Ryanair shares slump 16pc after 85pc drop in April-June profit
Shares in Ryanair Holdings PLC fell on Monday after Europe's leading budget airline reported a surprising 85 per cent drop in first-quarter net profits, citing the high cost of fuel and recessionary fears.
Chief Executive Michael O'Leary warned that Ryanair could be headed for its first full-year loss since entering the Irish and British stock exchanges in 1997. He said the outlook was poor because of high oil prices and tightening consumer spending.
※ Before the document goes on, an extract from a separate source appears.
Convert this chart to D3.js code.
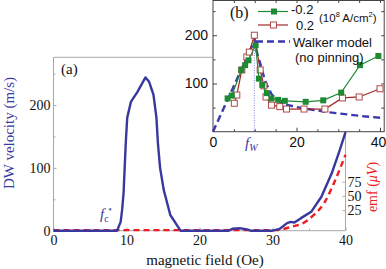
<!DOCTYPE html>
<html>
<head>
<meta charset="utf-8">
<script src="https://cdn.jsdelivr.net/npm/d3@7"></script>
<style>
body { margin: 0; background: #fff; }
svg { display: block; }
</style>
</head>
<body>
<div id="chart"></div>
<script>
// (a) main panel: DW velocity and emf vs magnetic field
var fieldV = [0, 8.7, 9.2, 9.4, 9.6, 9.9, 10.1, 10.6, 11.5, 12.6, 13.1, 13.7, 14.1, 14.3, 14.6, 15.1, 16, 17.4,
	24, 24.5, 25.5, 26.5, 27, 30, 31, 32, 32.5, 33, 33.9, 35.3, 36.7, 38.1, 39.2, 40];
var velocity = [0, 0, 14, 33, 60, 140, 180, 205, 221, 244, 237, 216, 180, 140, 100, 65, 25, 0,
	0, 3, 4, 2, 0, 0, 3, 12, 14, 13, 20, 30, 54, 91, 128, 157];

var fieldE = [0, 30.5, 32.6, 34.3, 35.7, 37.1, 38.5, 40];
var emf = [-10, -10, -4, 3, 17, 38, 75, 122];

// (b) inset: measured velocity for two currents, and Walker model
var fieldNeg = [3.5, 4.5, 6.8, 7.7, 8.5, 10.2, 11, 11.8, 12.9, 14, 15.6, 17.2, 22.2, 26.4, 30.7, 35.2, 39.6];
var velNeg = [69, 75, 128, 138, 148, 179, 110, 97, 80, 69, 66, 64, 62, 65, 81, 138, 157];

var fieldPos = [5.1, 5.7, 6.9, 8.1, 8.7, 9.9, 11.3, 12.2, 12.7, 14, 16, 17.6, 21.8, 26.8, 31, 35, 40];
var velPos = [59, 76, 128, 155, 165, 200, 128, 95, 72, 55, 52, 47, 47, 47, 70, 72, 89];

var fieldW = [0, 10, 10.3, 10.8, 11.3, 12, 12.5, 13, 14, 15, 17, 20, 22, 25, 27, 30, 33, 36, 41];
var velW = [0, 190, 172, 155, 142, 120, 105, 95, 78, 68, 57, 51, 48, 44, 41, 38, 35, 32, 28];
var fW = 9.9;

var xTicksA = [0, 10, 20, 30, 40];
var yTicksA = [0, 100, 200];
var emfTicks = [25, 50, 75];
var xTicksB = [0, 20, 40];
var yTicksB = [100, 200];

var width = 386, height = 269;
var serif = "'Liberation Serif', 'DejaVu Serif', serif";
var sans = "'Liberation Sans', Arial, sans-serif";
var blue = "#38389e", red = "#ec1c24", green = "#1e8a34", maroon = "#a02828";

var svg = d3.select("#chart")
	.append("svg")
	.attr("width", width)
	.attr("height", height);

// ---------- main panel ----------
var x = d3.scaleLinear().domain([0, 40]).range([53.5, 345.5]);
var y = d3.scaleLinear().domain([0, 276]).range([230.7, 57.3]);
var yE = d3.scaleLinear().domain([-11, 293]).range([230.7, 57.3]);

var frame = "#a8a8a8";

// ticks (inside)
var gx = svg.append("g")
	.attr("transform", "translate(0," + y(0) + ")")
	.call(d3.axisBottom(x).tickValues(xTicksA).tickSize(-3).tickPadding(6));
svg.append("g")
	.attr("transform", "translate(0," + y(0) + ")")
	.call(d3.axisBottom(x).tickValues([5, 15, 25, 35]).tickSize(-2).tickFormat(""));
var gy = svg.append("g")
	.attr("transform", "translate(" + x(0) + ",0)")
	.call(d3.axisLeft(y).tickValues(yTicksA).tickSize(-3).tickPadding(3));
svg.append("g")
	.attr("transform", "translate(" + x(0) + ",0)")
	.call(d3.axisLeft(y).tickValues([50, 150, 250]).tickSize(-2).tickFormat(""));
var ge = svg.append("g")
	.attr("transform", "translate(" + x(40) + ",0)")
	.call(d3.axisRight(yE).tickValues(emfTicks).tickSize(-3).tickPadding(2));

svg.selectAll(".domain").remove();
svg.selectAll(".tick line").attr("stroke", frame);
[gx, gy, ge].forEach(function(g) {
	g.selectAll("text")
		.attr("fill", "#111")
		.style("font-family", serif)
		.style("font-size", "14px");
});
gx.selectAll("text").attr("dy", "0.6em");

// frame lines
svg.append("path")
	.attr("fill", "none")
	.attr("stroke", frame)
	.attr("stroke-width", 1)
	.attr("d", "M212," + y(276) + "H" + x(0) + "V" + y(0) + "H" + x(40) + "V131.7");

// emf (red dashed) under velocity
svg.append("path")
	.datum(d3.zip(fieldE, emf))
	.attr("fill", "none")
	.attr("stroke", red)
	.attr("stroke-width", 2.4)
	.attr("stroke-dasharray", "6,4")
	.attr("d", d3.line()
		.x(function(d) { return x(d[0]) })
		.y(function(d) { return yE(d[1]) })
		.curve(d3.curveMonotoneX));

svg.append("path")
	.datum(d3.zip(fieldV, velocity))
	.attr("fill", "none")
	.attr("stroke", blue)
	.attr("stroke-width", 2.4)
	.attr("stroke-linejoin", "round")
	.attr("d", d3.line()
		.x(function(d) { return x(d[0]) })
		.y(function(d) { return y(d[1]) }));

// labels
svg.append("text")
	.attr("transform", "translate(14,133) rotate(-90)")
	.attr("text-anchor", "middle")
	.attr("fill", blue)
	.style("font-family", serif)
	.style("font-size", "15px")
	.text("DW velocity (m/s)");

svg.append("text")
	.attr("x", 205).attr("y", 265)
	.attr("text-anchor", "middle")
	.attr("fill", "#111")
	.style("font-family", serif)
	.style("font-size", "15px")
	.text("magnetic field (Oe)");

var emfLab = svg.append("text")
	.attr("transform", "translate(377,187) rotate(-90)")
	.attr("text-anchor", "middle")
	.attr("fill", red)
	.style("font-family", serif)
	.style("font-size", "14px");
emfLab.append("tspan").text("emf (");
emfLab.append("tspan").style("font-style", "italic").text("μV");
emfLab.append("tspan").text(")");

svg.append("text")
	.attr("x", 61).attr("y", 74)
	.attr("fill", "#111")
	.style("font-family", serif)
	.style("font-size", "15px")
	.text("(a)");

var fc = svg.append("text")
	.attr("x", 100).attr("y", 219)
	.attr("fill", blue)
	.style("font-family", serif)
	.style("font-size", "15px");
fc.append("tspan").style("font-style", "italic").text("f");
fc.append("tspan").attr("dy", 3).style("font-size", "10px").text("c");
svg.append("text")
	.attr("x", 110).attr("y", 212)
	.attr("text-anchor", "middle")
	.attr("fill", blue)
	.style("font-family", "'DejaVu Sans', sans-serif")
	.style("font-size", "9px")
	.text("\u22C6");

// ---------- inset ----------
var xi = d3.scaleLinear().domain([0, 41]).range([213, 384.2]);
var yi = d3.scaleLinear().domain([0, 272]).range([131.7, 0.5]);
var ink = "#444";

svg.append("rect")
	.attr("x", xi(0)).attr("y", yi(272))
	.attr("width", xi(41) - xi(0))
	.attr("height", yi(0) - yi(272))
	.attr("fill", "#fff")
	.attr("stroke", ink)
	.attr("stroke-width", 1);

var inset = svg.append("g").attr("class", "inset");
var ib = inset.append("g").attr("transform", "translate(0," + yi(0) + ")")
	.call(d3.axisBottom(xi).tickValues(xTicksB).tickSize(-4).tickPadding(5));
inset.append("g").attr("transform", "translate(0," + yi(0) + ")")
	.call(d3.axisBottom(xi).tickValues([5, 10, 15, 25, 30, 35]).tickSize(-2.5).tickFormat(""));
inset.append("g").attr("transform", "translate(0," + yi(272) + ")")
	.call(d3.axisTop(xi).tickValues([5, 10, 15, 20, 25, 30, 35, 40]).tickSize(-2.5).tickFormat(""));
var il = inset.append("g").attr("transform", "translate(" + xi(0) + ",0)")
	.call(d3.axisLeft(yi).tickValues(yTicksB).tickSize(-4).tickPadding(5));
inset.append("g").attr("transform", "translate(" + xi(0) + ",0)")
	.call(d3.axisLeft(yi).tickValues([50, 150, 250]).tickSize(-2.5).tickFormat(""));
inset.append("g").attr("transform", "translate(" + xi(41) + ",0)")
	.call(d3.axisRight(yi).tickValues([50, 100, 150, 200, 250]).tickSize(-3).tickFormat(""));

inset.selectAll(".domain").remove();
inset.selectAll(".tick line").attr("stroke", ink);
[ib, il].forEach(function(g) {
	g.selectAll("text")
		.attr("fill", "#111")
		.style("font-family", sans)
		.style("font-size", "14px");
});
ib.selectAll("text").filter(function(d) { return d === 40; }).attr("dx", "-0.15em");

// Walker model, then fW marker
svg.append("path")
	.datum(d3.zip(fieldW, velW))
	.attr("fill", "none")
	.attr("stroke", "#3a3aae")
	.attr("stroke-width", 2.4)
	.attr("stroke-dasharray", "7,4")
	.attr("d", d3.line()
		.x(function(d) { return xi(d[0]) })
		.y(function(d) { return yi(d[1]) }));

svg.append("line")
	.attr("x1", xi(fW)).attr("x2", xi(fW))
	.attr("y1", yi(190)).attr("y2", yi(0))
	.attr("stroke", "#5a5ad8")
	.attr("stroke-width", 0.8)
	.attr("stroke-dasharray", "1,1.5");

// +0.2 series (open squares)
svg.append("path")
	.datum(d3.zip(fieldPos, velPos))
	.attr("fill", "none")
	.attr("stroke", maroon)
	.attr("stroke-width", 1.2)
	.attr("d", d3.line()
		.x(function(d) { return xi(d[0]) })
		.y(function(d) { return yi(d[1]) }));
svg.selectAll(".sqPos")
	.data(d3.zip(fieldPos, velPos))
	.enter().append("rect")
	.attr("class", "sqPos")
	.attr("x", function(d) { return xi(d[0]) - 3 })
	.attr("y", function(d) { return yi(d[1]) - 3 })
	.attr("width", 6).attr("height", 6)
	.attr("fill", "#fff")
	.attr("stroke", "#b04848")
	.attr("stroke-width", 1);

// -0.2 series (filled squares)
svg.append("path")
	.datum(d3.zip(fieldNeg, velNeg))
	.attr("fill", "none")
	.attr("stroke", green)
	.attr("stroke-width", 1.2)
	.attr("d", d3.line()
		.x(function(d) { return xi(d[0]) })
		.y(function(d) { return yi(d[1]) }));
svg.selectAll(".sqNeg")
	.data(d3.zip(fieldNeg, velNeg))
	.enter().append("rect")
	.attr("class", "sqNeg")
	.attr("x", function(d) { return xi(d[0]) - 3 })
	.attr("y", function(d) { return yi(d[1]) - 3 })
	.attr("width", 6).attr("height", 6)
	.attr("fill", green);

// legend
svg.append("line").attr("x1", 258).attr("x2", 288).attr("y1", 11.5).attr("y2", 11.5)
	.attr("stroke", green).attr("stroke-width", 1.2);
svg.append("rect").attr("x", 271).attr("y", 8.5).attr("width", 6).attr("height", 6).attr("fill", green);
svg.append("line").attr("x1", 258).attr("x2", 288).attr("y1", 25).attr("y2", 25)
	.attr("stroke", maroon).attr("stroke-width", 1.2);
svg.append("rect").attr("x", 270.5).attr("y", 22).attr("width", 6).attr("height", 6)
	.attr("fill", "#fff").attr("stroke", "#b04848");
svg.append("line").attr("x1", 256).attr("x2", 290).attr("y1", 41.5).attr("y2", 41.5)
	.attr("stroke", "#3a3aae").attr("stroke-width", 2.4).attr("stroke-dasharray", "7,4");

var lg = svg.append("g").style("font-family", sans).attr("fill", "#111");
lg.append("text").attr("x", 291).attr("y", 14).style("font-size", "13px").text("-0.2");
lg.append("text").attr("x", 296).attr("y", 29.5).style("font-size", "13px").text("0.2");
var unit = lg.append("text").attr("x", 319).attr("y", 21.5).style("font-size", "11.5px");
unit.append("tspan").text("(10");
unit.append("tspan").attr("dy", -5).style("font-size", "7.5px").text("8");
unit.append("tspan").attr("dy", 5).text(" A/cm");
unit.append("tspan").attr("dy", -5).style("font-size", "7.5px").text("2");
unit.append("tspan").attr("dy", 5).text(")");
lg.append("text").attr("x", 293).attr("y", 47).style("font-size", "13px").text("Walker model");
lg.append("text").attr("x", 295).attr("y", 62).style("font-size", "13px").text("(no pinning)");

svg.append("text")
	.attr("x", 230).attr("y", 18)
	.attr("fill", "#111")
	.style("font-family", serif)
	.style("font-size", "16px")
	.text("(b)");

var fw = svg.append("text")
	.attr("x", 245).attr("y", 148)
	.attr("fill", blue)
	.style("font-family", serif)
	.style("font-size", "15px");
fw.append("tspan").style("font-style", "italic").text("f");
fw.append("tspan").attr("dy", 3).style("font-size", "10px").style("font-style", "italic").text("W");
</script>
</body>
</html>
``The emerging economic recession in the United Kingdom and Ireland caused by the global credit crisis and high oil prices means that consumer confidence is plummeting, and we believe this will have an adverse impact on fares for the rest of the year,'' O'Leary said. ``We will respond as always with lower fares and aggressive pricing to keep people flying and maintain our high load factors.''
For the quarter ending June 30, Ryanair reported a net profit of 21 million euro($33 million), compared with euro 138.9 million euro in April-June 2007. O'Leary noted that the 2008 performance excluded Easter, a high-traffic holiday that unusually fell in March this year.
Sales rose 12 per cent to 777 million euro ($1.22 billion), which was weaker than analysts' forecasts. Ryanair shares fell 16 per cent to 2.71 euro ($4.26) on the Irish Stock Exchange.